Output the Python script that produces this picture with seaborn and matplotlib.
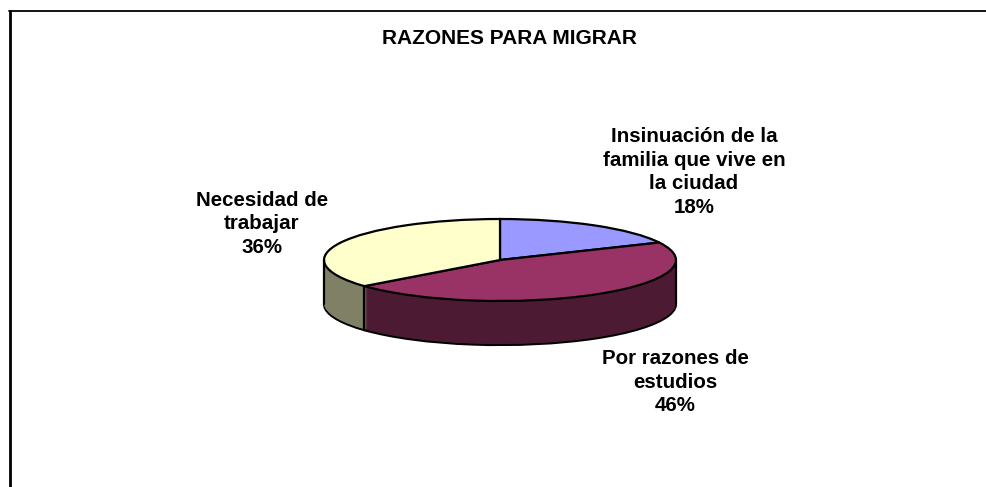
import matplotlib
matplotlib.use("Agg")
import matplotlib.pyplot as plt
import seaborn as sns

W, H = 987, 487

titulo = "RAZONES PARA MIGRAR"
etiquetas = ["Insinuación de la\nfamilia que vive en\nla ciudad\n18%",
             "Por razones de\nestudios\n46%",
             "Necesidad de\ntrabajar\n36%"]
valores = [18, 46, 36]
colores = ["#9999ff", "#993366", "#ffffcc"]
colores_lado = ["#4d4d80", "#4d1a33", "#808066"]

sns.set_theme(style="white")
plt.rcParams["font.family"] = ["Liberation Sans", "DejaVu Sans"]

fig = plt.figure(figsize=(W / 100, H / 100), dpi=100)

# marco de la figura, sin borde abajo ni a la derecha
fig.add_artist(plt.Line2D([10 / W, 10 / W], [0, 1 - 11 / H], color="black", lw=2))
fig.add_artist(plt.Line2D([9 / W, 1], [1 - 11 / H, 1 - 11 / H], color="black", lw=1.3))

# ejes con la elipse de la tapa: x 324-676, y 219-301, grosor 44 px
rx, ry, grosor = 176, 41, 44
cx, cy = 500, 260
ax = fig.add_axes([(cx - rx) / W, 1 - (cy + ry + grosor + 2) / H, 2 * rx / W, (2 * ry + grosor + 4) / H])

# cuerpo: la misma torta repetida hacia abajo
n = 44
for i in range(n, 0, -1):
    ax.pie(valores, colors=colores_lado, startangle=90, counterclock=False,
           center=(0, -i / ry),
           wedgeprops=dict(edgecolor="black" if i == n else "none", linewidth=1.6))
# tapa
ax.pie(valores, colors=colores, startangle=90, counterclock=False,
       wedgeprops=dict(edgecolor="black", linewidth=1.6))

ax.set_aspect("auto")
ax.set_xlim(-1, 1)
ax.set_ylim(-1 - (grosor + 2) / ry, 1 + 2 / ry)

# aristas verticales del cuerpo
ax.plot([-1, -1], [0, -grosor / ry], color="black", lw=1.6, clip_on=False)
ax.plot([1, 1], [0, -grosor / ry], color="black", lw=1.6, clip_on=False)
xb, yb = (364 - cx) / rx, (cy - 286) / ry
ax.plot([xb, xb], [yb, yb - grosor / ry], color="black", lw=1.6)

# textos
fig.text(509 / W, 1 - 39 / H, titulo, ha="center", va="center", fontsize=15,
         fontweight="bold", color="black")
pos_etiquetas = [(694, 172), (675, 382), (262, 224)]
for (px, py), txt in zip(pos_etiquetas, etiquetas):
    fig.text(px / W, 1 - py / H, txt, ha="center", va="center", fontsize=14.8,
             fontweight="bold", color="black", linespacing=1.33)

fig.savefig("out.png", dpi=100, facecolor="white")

● **SHORT EXERCISE**
From the first line above down to the line with "W, H = 987, 487", reproduce every line and no others, omitting pictures.

● **RESPONSE TO THE EXERCISE**
Output the Python script that produces this picture with seaborn and matplotlib.
import matplotlib
matplotlib.use("Agg")
import matplotlib.pyplot as plt
import seaborn as sns

W, H = 987, 487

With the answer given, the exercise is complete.